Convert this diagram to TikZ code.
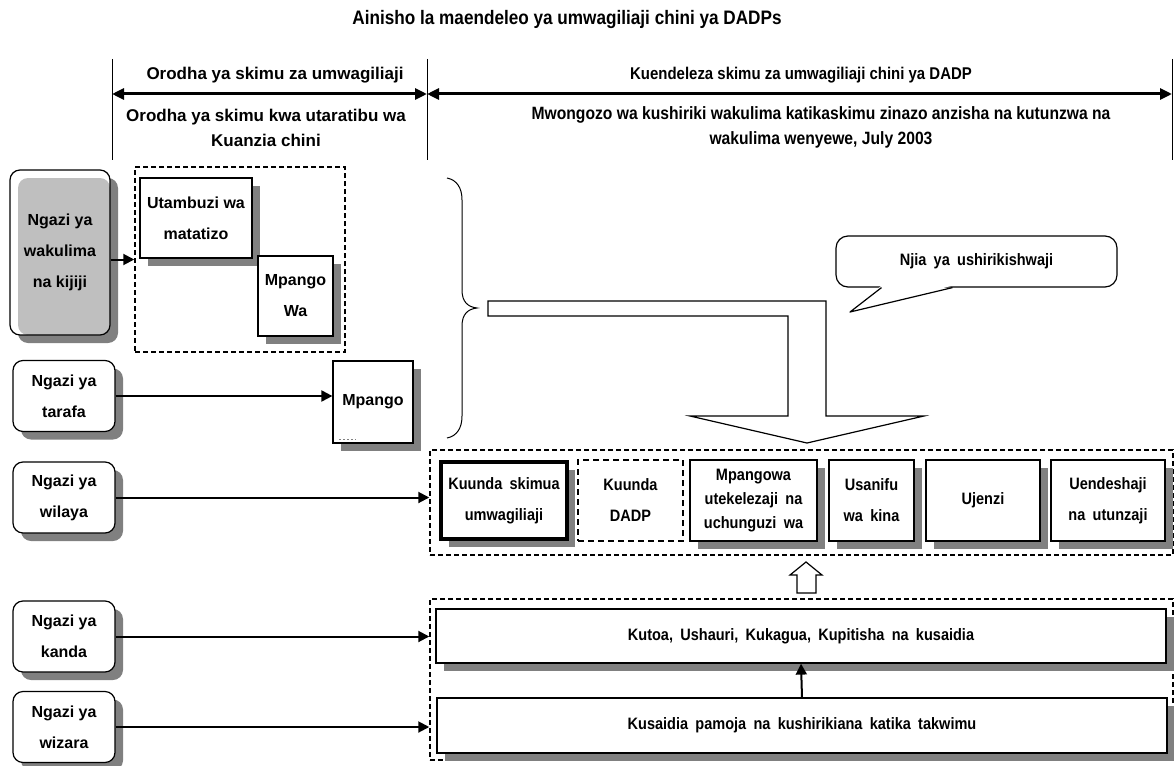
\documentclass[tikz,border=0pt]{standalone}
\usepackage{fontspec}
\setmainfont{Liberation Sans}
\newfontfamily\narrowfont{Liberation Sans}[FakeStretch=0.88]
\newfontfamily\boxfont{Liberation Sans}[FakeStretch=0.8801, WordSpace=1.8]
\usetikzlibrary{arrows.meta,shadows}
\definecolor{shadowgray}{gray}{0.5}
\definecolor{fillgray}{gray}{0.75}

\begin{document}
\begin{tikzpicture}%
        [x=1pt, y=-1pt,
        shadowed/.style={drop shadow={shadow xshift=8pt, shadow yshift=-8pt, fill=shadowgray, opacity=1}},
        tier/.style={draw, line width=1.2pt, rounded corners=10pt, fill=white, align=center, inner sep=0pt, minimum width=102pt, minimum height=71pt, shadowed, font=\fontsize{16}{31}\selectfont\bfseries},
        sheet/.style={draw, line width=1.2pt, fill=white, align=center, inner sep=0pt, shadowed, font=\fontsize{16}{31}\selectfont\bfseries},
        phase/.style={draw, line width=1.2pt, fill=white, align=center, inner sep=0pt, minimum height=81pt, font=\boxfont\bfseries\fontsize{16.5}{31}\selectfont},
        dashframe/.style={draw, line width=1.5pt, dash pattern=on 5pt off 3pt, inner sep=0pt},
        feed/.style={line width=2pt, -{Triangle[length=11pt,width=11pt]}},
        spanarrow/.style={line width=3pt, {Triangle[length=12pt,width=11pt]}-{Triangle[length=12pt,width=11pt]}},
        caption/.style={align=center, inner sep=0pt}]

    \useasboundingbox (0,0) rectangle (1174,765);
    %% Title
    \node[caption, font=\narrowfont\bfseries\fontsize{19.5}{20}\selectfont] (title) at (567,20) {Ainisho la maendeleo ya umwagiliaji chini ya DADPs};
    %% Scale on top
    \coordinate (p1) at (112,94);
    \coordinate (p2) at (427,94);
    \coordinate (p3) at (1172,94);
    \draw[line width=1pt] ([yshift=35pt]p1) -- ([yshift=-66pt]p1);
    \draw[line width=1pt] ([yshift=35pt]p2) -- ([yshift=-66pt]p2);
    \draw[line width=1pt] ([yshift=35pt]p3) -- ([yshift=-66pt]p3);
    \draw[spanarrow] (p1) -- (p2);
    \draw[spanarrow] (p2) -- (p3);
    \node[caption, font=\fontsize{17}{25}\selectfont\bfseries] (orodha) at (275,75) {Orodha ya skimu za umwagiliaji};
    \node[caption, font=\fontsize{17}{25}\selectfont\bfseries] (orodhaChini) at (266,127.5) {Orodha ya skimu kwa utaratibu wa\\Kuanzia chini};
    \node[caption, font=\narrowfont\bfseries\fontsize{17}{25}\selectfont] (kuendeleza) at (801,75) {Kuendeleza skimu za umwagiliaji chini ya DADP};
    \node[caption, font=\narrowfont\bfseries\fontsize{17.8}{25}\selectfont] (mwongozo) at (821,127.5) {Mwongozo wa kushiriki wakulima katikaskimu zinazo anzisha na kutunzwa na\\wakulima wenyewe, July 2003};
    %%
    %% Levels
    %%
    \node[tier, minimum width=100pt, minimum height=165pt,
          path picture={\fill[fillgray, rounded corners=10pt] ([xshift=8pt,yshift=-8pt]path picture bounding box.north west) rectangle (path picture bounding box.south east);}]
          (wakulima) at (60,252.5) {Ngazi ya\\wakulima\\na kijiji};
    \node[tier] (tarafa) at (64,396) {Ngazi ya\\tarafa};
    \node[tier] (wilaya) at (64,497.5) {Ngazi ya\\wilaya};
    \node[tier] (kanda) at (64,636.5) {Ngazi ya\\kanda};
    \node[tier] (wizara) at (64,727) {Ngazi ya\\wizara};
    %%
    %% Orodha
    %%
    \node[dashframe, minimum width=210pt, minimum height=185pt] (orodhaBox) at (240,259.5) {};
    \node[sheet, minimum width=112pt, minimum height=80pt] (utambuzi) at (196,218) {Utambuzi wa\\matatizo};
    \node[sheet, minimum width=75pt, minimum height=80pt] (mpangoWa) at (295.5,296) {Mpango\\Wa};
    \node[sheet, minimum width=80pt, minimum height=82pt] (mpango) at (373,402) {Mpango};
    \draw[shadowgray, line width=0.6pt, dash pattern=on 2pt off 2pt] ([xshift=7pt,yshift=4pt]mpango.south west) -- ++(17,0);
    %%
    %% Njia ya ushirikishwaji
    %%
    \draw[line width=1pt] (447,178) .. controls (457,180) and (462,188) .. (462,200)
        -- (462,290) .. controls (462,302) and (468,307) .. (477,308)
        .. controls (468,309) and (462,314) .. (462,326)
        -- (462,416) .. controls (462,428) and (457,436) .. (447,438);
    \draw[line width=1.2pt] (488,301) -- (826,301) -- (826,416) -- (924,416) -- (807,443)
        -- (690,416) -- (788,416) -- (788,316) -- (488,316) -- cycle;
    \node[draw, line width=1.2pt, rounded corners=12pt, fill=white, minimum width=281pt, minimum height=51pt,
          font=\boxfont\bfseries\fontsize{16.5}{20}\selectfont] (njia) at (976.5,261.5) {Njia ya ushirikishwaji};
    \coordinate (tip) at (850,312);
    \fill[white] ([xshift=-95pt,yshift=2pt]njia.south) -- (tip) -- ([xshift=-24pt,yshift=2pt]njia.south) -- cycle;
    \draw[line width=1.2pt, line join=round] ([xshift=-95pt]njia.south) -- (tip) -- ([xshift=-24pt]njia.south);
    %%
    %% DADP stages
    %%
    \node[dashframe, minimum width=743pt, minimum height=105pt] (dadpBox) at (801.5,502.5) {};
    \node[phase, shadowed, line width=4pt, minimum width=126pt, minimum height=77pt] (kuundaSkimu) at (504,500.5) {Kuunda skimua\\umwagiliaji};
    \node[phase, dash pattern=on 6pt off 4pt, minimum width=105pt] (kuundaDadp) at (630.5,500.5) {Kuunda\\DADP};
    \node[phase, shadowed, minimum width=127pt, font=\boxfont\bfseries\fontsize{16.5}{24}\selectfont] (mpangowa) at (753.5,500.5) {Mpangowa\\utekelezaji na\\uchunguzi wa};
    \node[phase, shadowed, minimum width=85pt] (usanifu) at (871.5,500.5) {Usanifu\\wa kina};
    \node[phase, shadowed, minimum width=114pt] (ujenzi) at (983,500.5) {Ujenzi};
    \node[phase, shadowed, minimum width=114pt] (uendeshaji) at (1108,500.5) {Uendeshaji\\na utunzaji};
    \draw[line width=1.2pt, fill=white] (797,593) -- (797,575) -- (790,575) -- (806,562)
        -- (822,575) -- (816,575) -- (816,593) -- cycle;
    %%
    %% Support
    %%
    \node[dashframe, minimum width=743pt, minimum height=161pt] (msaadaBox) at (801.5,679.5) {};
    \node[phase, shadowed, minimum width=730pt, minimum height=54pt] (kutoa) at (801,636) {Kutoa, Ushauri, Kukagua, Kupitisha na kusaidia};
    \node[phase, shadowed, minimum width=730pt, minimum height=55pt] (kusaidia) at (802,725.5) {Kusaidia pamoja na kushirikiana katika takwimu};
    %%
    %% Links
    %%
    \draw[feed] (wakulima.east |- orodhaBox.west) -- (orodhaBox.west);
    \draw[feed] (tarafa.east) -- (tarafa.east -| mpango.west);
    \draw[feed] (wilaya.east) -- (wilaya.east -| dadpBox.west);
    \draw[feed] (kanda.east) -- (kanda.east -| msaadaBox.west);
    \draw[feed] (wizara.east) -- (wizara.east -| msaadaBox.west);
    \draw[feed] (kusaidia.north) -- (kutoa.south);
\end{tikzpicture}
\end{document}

### Problem statement:
Copy out all of the data word for word. Do not carry over any picture.

### Solved exercise:
Convert this diagram to TikZ code.
\documentclass[tikz,border=0pt]{standalone}
\usepackage{fontspec}
\setmainfont{Liberation Sans}
\newfontfamily\narrowfont{Liberation Sans}[FakeStretch=0.88]
\newfontfamily\boxfont{Liberation Sans}[FakeStretch=0.8801, WordSpace=1.8]
\usetikzlibrary{arrows.meta,shadows}
\definecolor{shadowgray}{gray}{0.5}
\definecolor{fillgray}{gray}{0.75}

\begin{document}
\begin{tikzpicture}%
        [x=1pt, y=-1pt,
        shadowed/.style={drop shadow={shadow xshift=8pt, shadow yshift=-8pt, fill=shadowgray, opacity=1}},
        tier/.style={draw, line width=1.2pt, rounded corners=10pt, fill=white, align=center, inner sep=0pt, minimum width=102pt, minimum height=71pt, shadowed, font=\fontsize{16}{31}\selectfont\bfseries},
        sheet/.style={draw, line width=1.2pt, fill=white, align=center, inner sep=0pt, shadowed, font=\fontsize{16}{31}\selectfont\bfseries},
        phase/.style={draw, line width=1.2pt, fill=white, align=center, inner sep=0pt, minimum height=81pt, font=\boxfont\bfseries\fontsize{16.5}{31}\selectfont},
        dashframe/.style={draw, line width=1.5pt, dash pattern=on 5pt off 3pt, inner sep=0pt},
        feed/.style={line width=2pt, -{Triangle[length=11pt,width=11pt]}},
        spanarrow/.style={line width=3pt, {Triangle[length=12pt,width=11pt]}-{Triangle[length=12pt,width=11pt]}},
        caption/.style={align=center, inner sep=0pt}]

    \useasboundingbox (0,0) rectangle (1174,765);
    %% Title
    \node[caption, font=\narrowfont\bfseries\fontsize{19.5}{20}\selectfont] (title) at (567,20) {Ainisho la maendeleo ya umwagiliaji chini ya DADPs};
    %% Scale on top
    \coordinate (p1) at (112,94);
    \coordinate (p2) at (427,94);
    \coordinate (p3) at (1172,94);
    \draw[line width=1pt] ([yshift=35pt]p1) -- ([yshift=-66pt]p1);
    \draw[line width=1pt] ([yshift=35pt]p2) -- ([yshift=-66pt]p2);
    \draw[line width=1pt] ([yshift=35pt]p3) -- ([yshift=-66pt]p3);
    \draw[spanarrow] (p1) -- (p2);
    \draw[spanarrow] (p2) -- (p3);
    \node[caption, font=\fontsize{17}{25}\selectfont\bfseries] (orodha) at (275,75) {Orodha ya skimu za umwagiliaji};
    \node[caption, font=\fontsize{17}{25}\selectfont\bfseries] (orodhaChini) at (266,127.5) {Orodha ya skimu kwa utaratibu wa\\Kuanzia chini};
    \node[caption, font=\narrowfont\bfseries\fontsize{17}{25}\selectfont] (kuendeleza) at (801,75) {Kuendeleza skimu za umwagiliaji chini ya DADP};
    \node[caption, font=\narrowfont\bfseries\fontsize{17.8}{25}\selectfont] (mwongozo) at (821,127.5) {Mwongozo wa kushiriki wakulima katikaskimu zinazo anzisha na kutunzwa na\\wakulima wenyewe, July 2003};
    %%
    %% Levels
    %%
    \node[tier, minimum width=100pt, minimum height=165pt,
          path picture={\fill[fillgray, rounded corners=10pt] ([xshift=8pt,yshift=-8pt]path picture bounding box.north west) rectangle (path picture bounding box.south east);}]
          (wakulima) at (60,252.5) {Ngazi ya\\wakulima\\na kijiji};
    \node[tier] (tarafa) at (64,396) {Ngazi ya\\tarafa};
    \node[tier] (wilaya) at (64,497.5) {Ngazi ya\\wilaya};
    \node[tier] (kanda) at (64,636.5) {Ngazi ya\\kanda};
    \node[tier] (wizara) at (64,727) {Ngazi ya\\wizara};
    %%
    %% Orodha
    %%
    \node[dashframe, minimum width=210pt, minimum height=185pt] (orodhaBox) at (240,259.5) {};
    \node[sheet, minimum width=112pt, minimum height=80pt] (utambuzi) at (196,218) {Utambuzi wa\\matatizo};
    \node[sheet, minimum width=75pt, minimum height=80pt] (mpangoWa) at (295.5,296) {Mpango\\Wa};
    \node[sheet, minimum width=80pt, minimum height=82pt] (mpango) at (373,402) {Mpango};
    \draw[shadowgray, line width=0.6pt, dash pattern=on 2pt off 2pt] ([xshift=7pt,yshift=4pt]mpango.south west) -- ++(17,0);
    %%
    %% Njia ya ushirikishwaji
    %%
    \draw[line width=1pt] (447,178) .. controls (457,180) and (462,188) .. (462,200)
        -- (462,290) .. controls (462,302) and (468,307) .. (477,308)
        .. controls (468,309) and (462,314) .. (462,326)
        -- (462,416) .. controls (462,428) and (457,436) .. (447,438);
    \draw[line width=1.2pt] (488,301) -- (826,301) -- (826,416) -- (924,416) -- (807,443)
        -- (690,416) -- (788,416) -- (788,316) -- (488,316) -- cycle;
    \node[draw, line width=1.2pt, rounded corners=12pt, fill=white, minimum width=281pt, minimum height=51pt,
          font=\boxfont\bfseries\fontsize{16.5}{20}\selectfont] (njia) at (976.5,261.5) {Njia ya ushirikishwaji};
    \coordinate (tip) at (850,312);
    \fill[white] ([xshift=-95pt,yshift=2pt]njia.south) -- (tip) -- ([xshift=-24pt,yshift=2pt]njia.south) -- cycle;
    \draw[line width=1.2pt, line join=round] ([xshift=-95pt]njia.south) -- (tip) -- ([xshift=-24pt]njia.south);
    %%
    %% DADP stages
    %%
    \node[dashframe, minimum width=743pt, minimum height=105pt] (dadpBox) at (801.5,502.5) {};
    \node[phase, shadowed, line width=4pt, minimum width=126pt, minimum height=77pt] (kuundaSkimu) at (504,500.5) {Kuunda skimua\\umwagiliaji};
    \node[phase, dash pattern=on 6pt off 4pt, minimum width=105pt] (kuundaDadp) at (630.5,500.5) {Kuunda\\DADP};
    \node[phase, shadowed, minimum width=127pt, font=\boxfont\bfseries\fontsize{16.5}{24}\selectfont] (mpangowa) at (753.5,500.5) {Mpangowa\\utekelezaji na\\uchunguzi wa};
    \node[phase, shadowed, minimum width=85pt] (usanifu) at (871.5,500.5) {Usanifu\\wa kina};
    \node[phase, shadowed, minimum width=114pt] (ujenzi) at (983,500.5) {Ujenzi};
    \node[phase, shadowed, minimum width=114pt] (uendeshaji) at (1108,500.5) {Uendeshaji\\na utunzaji};
    \draw[line width=1.2pt, fill=white] (797,593) -- (797,575) -- (790,575) -- (806,562)
        -- (822,575) -- (816,575) -- (816,593) -- cycle;
    %%
    %% Support
    %%
    \node[dashframe, minimum width=743pt, minimum height=161pt] (msaadaBox) at (801.5,679.5) {};
    \node[phase, shadowed, minimum width=730pt, minimum height=54pt] (kutoa) at (801,636) {Kutoa, Ushauri, Kukagua, Kupitisha na kusaidia};
    \node[phase, shadowed, minimum width=730pt, minimum height=55pt] (kusaidia) at (802,725.5) {Kusaidia pamoja na kushirikiana katika takwimu};
    %%
    %% Links
    %%
    \draw[feed] (wakulima.east |- orodhaBox.west) -- (orodhaBox.west);
    \draw[feed] (tarafa.east) -- (tarafa.east -| mpango.west);
    \draw[feed] (wilaya.east) -- (wilaya.east -| dadpBox.west);
    \draw[feed] (kanda.east) -- (kanda.east -| msaadaBox.west);
    \draw[feed] (wizara.east) -- (wizara.east -| msaadaBox.west);
    \draw[feed] (kusaidia.north) -- (kutoa.south);
\end{tikzpicture}
\end{document}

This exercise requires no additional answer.